Albert Hoffmann (24 October 1907 in Bremen – 26 August 1972 in Heiligenrode near Bremen) was a German entrepreneur and during the Third Reich the Nazi Gauleiter of Westphalia-South.
After his apprenticeship, he first took up a job as a raw tobacco salesman. In 1925 Hoffmann joined the National Socialist Worker Youth (Nationalsozialistische Arbeiterjugend) and was among the founding members of the SA and NSDAP in Bremen.
Shortly after Adolf Hitler's seizure of power, Hoffmann gave his profession up and first held functions in the NSDAP's Bremen District Leadership, until he was appointed Political Leader on Rudolf Hess's staff in 1934 and went to work at the Brown House in Munich. In 1936, Hoffmann joined the SS. He was appointed Stillhaltekommissar for Austria and later also in the Sudetenland and the Protectorate of Bohemia and Moravia, which mainly involved taking care of property law matters.
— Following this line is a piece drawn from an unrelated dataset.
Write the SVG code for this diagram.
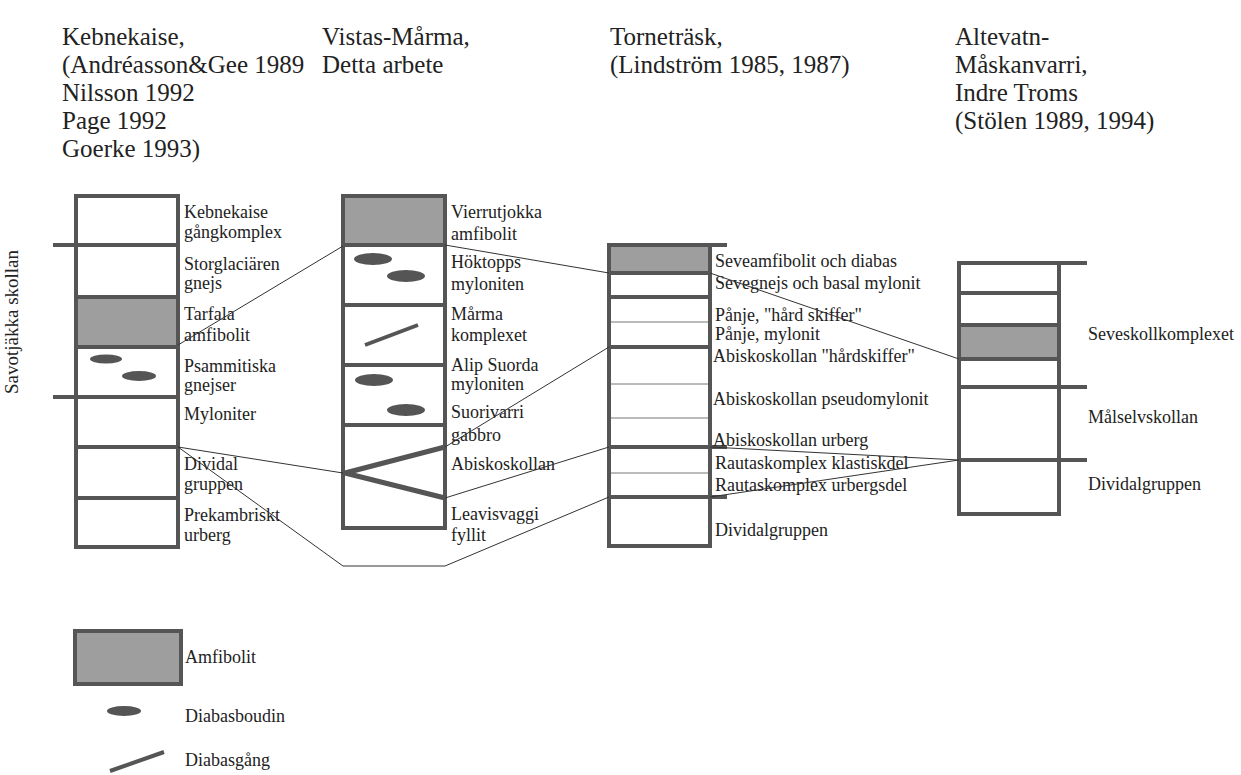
<svg xmlns="http://www.w3.org/2000/svg" width="1241" height="775" viewBox="0 0 1241 775">
<style>
text{font-family:"Liberation Serif","Times New Roman",serif;fill:#222}
.h{font-size:25px}
.l{font-size:18px}
.box{fill:#fff;stroke:#555;stroke-width:4}
.amf{fill:#9e9e9e}
.div{stroke:#555;stroke-width:4;fill:none}
.thin{stroke:#777;stroke-width:1;fill:none}
.bd{fill:#555}
.dyke{stroke:#555;stroke-width:4;stroke-linecap:butt}
.con{stroke:#333;stroke-width:1;fill:none}
</style>
<rect width="1241" height="775" fill="#fff"/>
<g id="headings">
<text class="h" x="62" y="45">Kebnekaise,</text>
<text class="h" x="62" y="73">(Andréasson&amp;Gee 1989</text>
<text class="h" x="62" y="101">Nilsson 1992</text>
<text class="h" x="62" y="129">Page 1992</text>
<text class="h" x="62" y="157">Goerke 1993)</text>
<text class="h" x="322" y="45">Vistas-Mårma,</text>
<text class="h" x="322" y="73">Detta arbete</text>
<text class="h" x="610" y="45">Torneträsk,</text>
<text class="h" x="610" y="73">(Lindström 1985, 1987)</text>
<text class="h" x="955" y="45">Altevatn-</text>
<text class="h" x="955" y="73">Måskanvarri,</text>
<text class="h" x="955" y="101">Indre Troms</text>
<text class="h" x="955" y="129">(Stölen 1989, 1994)</text>
</g>
<g id="savotjakka">
<text x="0" y="0" font-size="19" text-anchor="middle" transform="translate(18,322) rotate(-90)">Savotjäkka skollan</text>
</g>
<g id="column-kebnekaise">
<rect class="box" x="76" y="196" width="102" height="351"/>
<rect class="amf" x="78" y="297" width="98" height="50"/>
<line class="div" x1="53" y1="245" x2="178" y2="245"/>
<line class="div" x1="76" y1="297" x2="178" y2="297"/>
<line class="div" x1="76" y1="347" x2="178" y2="347"/>
<line class="div" x1="53" y1="397" x2="178" y2="397"/>
<line class="div" x1="76" y1="447" x2="178" y2="447"/>
<line class="div" x1="76" y1="498" x2="178" y2="498"/>
<ellipse class="bd" cx="106" cy="359" rx="16" ry="4.5"/>
<ellipse class="bd" cx="139" cy="376" rx="17" ry="5"/>
<text class="l" x="184" y="218">Kebnekaise</text>
<text class="l" x="184" y="238">gångkomplex</text>
<text class="l" x="184" y="270">Storglaciären</text>
<text class="l" x="184" y="289">gnejs</text>
<text class="l" x="184" y="320">Tarfala</text>
<text class="l" x="184" y="341">amfibolit</text>
<text class="l" x="184" y="372">Psammitiska</text>
<text class="l" x="184" y="391">gnejser</text>
<text class="l" x="184" y="420">Myloniter</text>
<text class="l" x="184" y="470">Dividal</text>
<text class="l" x="184" y="490">gruppen</text>
<text class="l" x="184" y="521">Prekambriskt</text>
<text class="l" x="184" y="541">urberg</text>
</g>
<g id="column-vistas">
<rect class="box" x="343" y="196" width="102" height="332"/>
<rect class="amf" x="345" y="198" width="98" height="47"/>
<line class="div" x1="343" y1="245" x2="445" y2="245"/>
<line class="div" x1="343" y1="305" x2="445" y2="305"/>
<line class="div" x1="343" y1="365" x2="445" y2="365"/>
<line class="div" x1="343" y1="425" x2="445" y2="425"/>
<ellipse class="bd" cx="373" cy="259" rx="19" ry="6"/>
<ellipse class="bd" cx="406" cy="276" rx="19" ry="6"/>
<line class="dyke" x1="365" y1="345" x2="418" y2="325"/>
<ellipse class="bd" cx="374" cy="380" rx="19" ry="6"/>
<ellipse class="bd" cx="406" cy="410" rx="19" ry="6"/>
<polyline points="445,447 345,473 445,498" fill="none" stroke="#555" stroke-width="5"/>
<text class="l" x="451" y="218">Vierrutjokka</text>
<text class="l" x="451" y="240">amfibolit</text>
<text class="l" x="451" y="268">Höktopps</text>
<text class="l" x="451" y="290">myloniten</text>
<text class="l" x="451" y="320">Mårma</text>
<text class="l" x="451" y="341">komplexet</text>
<text class="l" x="451" y="371">Alip Suorda</text>
<text class="l" x="451" y="390">myloniten</text>
<text class="l" x="451" y="418">Suorivarri</text>
<text class="l" x="451" y="441">gabbro</text>
<text class="l" x="451" y="470">Abiskoskollan</text>
<text class="l" x="451" y="520">Leavisvaggi</text>
<text class="l" x="451" y="541">fyllit</text>
</g>
<g id="column-tornetrask">
<rect class="box" x="609" y="245" width="101" height="301"/>
<rect class="amf" x="611" y="247" width="97" height="26"/>
<line class="div" x1="609" y1="245" x2="727" y2="245"/>
<line class="div" x1="609" y1="273" x2="710" y2="273"/>
<line class="div" x1="609" y1="297" x2="710" y2="297"/>
<line class="thin" x1="611" y1="322" x2="708" y2="322"/>
<line class="div" x1="609" y1="347" x2="710" y2="347"/>
<line class="thin" x1="611" y1="384" x2="708" y2="384"/>
<line class="thin" x1="611" y1="418" x2="708" y2="418"/>
<line class="div" x1="609" y1="447" x2="727" y2="447"/>
<line class="thin" x1="611" y1="473" x2="708" y2="473"/>
<line class="div" x1="609" y1="497" x2="727" y2="497"/>
<text class="l" x="715" y="267">Seveamfibolit och diabas</text>
<text class="l" x="715" y="289">Sevegnejs och basal mylonit</text>
<text class="l" x="715" y="321">Pånje, "hård skiffer"</text>
<text class="l" x="715" y="340">Pånje, mylonit</text>
<text class="l" x="713" y="362">Abiskoskollan "hårdskiffer"</text>
<text class="l" x="713" y="405">Abiskoskollan pseudomylonit</text>
<text class="l" x="713" y="446">Abiskoskollan urberg</text>
<text class="l" x="715" y="469">Rautaskomplex klastiskdel</text>
<text class="l" x="715" y="491">Rautaskomplex urbergsdel</text>
<text class="l" x="715" y="536">Dividalgruppen</text>
</g>
<g id="column-altevatn">
<rect class="box" x="959" y="263" width="100" height="251"/>
<rect class="amf" x="961" y="325" width="96" height="34"/>
<line class="div" x1="959" y1="263" x2="1087" y2="263"/>
<line class="div" x1="959" y1="293" x2="1059" y2="293"/>
<line class="div" x1="959" y1="325" x2="1059" y2="325"/>
<line class="div" x1="959" y1="359" x2="1059" y2="359"/>
<line class="div" x1="959" y1="387" x2="1087" y2="387"/>
<line class="div" x1="959" y1="460" x2="1087" y2="460"/>
<text class="l" x="1088" y="340">Seveskollkomplexet</text>
<text class="l" x="1088" y="423">Målselvskollan</text>
<text class="l" x="1088" y="490">Dividalgruppen</text>
</g>
<g id="connectors">
<line class="con" x1="178" y1="345" x2="343" y2="246"/>
<line class="con" x1="445" y1="245" x2="609" y2="273"/>
<line class="con" x1="710" y1="273" x2="959" y2="359"/>
<line class="con" x1="178" y1="447" x2="343" y2="473"/>
<polyline class="con" points="178,447 343,566 445,566 609,497"/>
<line class="con" x1="445" y1="447" x2="609" y2="347"/>
<line class="con" x1="445" y1="498" x2="609" y2="447"/>
<line class="con" x1="710" y1="447" x2="959" y2="460"/>
<line class="con" x1="710" y1="497" x2="959" y2="460"/>
</g>
<g id="legend">
<rect x="75" y="631" width="106" height="53" fill="#9e9e9e" stroke="#555" stroke-width="4"/>
<text class="l" x="185" y="663">Amfibolit</text>
<ellipse class="bd" cx="124" cy="711" rx="17" ry="5"/>
<text class="l" x="185" y="722">Diabasboudin</text>
<line class="dyke" x1="110" y1="771" x2="164" y2="752"/>
<text class="l" x="185" y="766">Diabasgång</text>
</g>
</svg>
At the same time, he was responsible for building up the Party in the aforesaid areas.
Hoffmann participated actively in the Invasion of Poland. In 1941, while retaining his other functions, he was also made acting Gauleiter of Upper Silesia, and also gained a seat in the Reichstag as the next candidate on the list. From 1942 he undertook, as Martin Bormann's representative on the OKW's Unruh staff, personnel examinations in the service posts in the occupied eastern territories and Ukraine.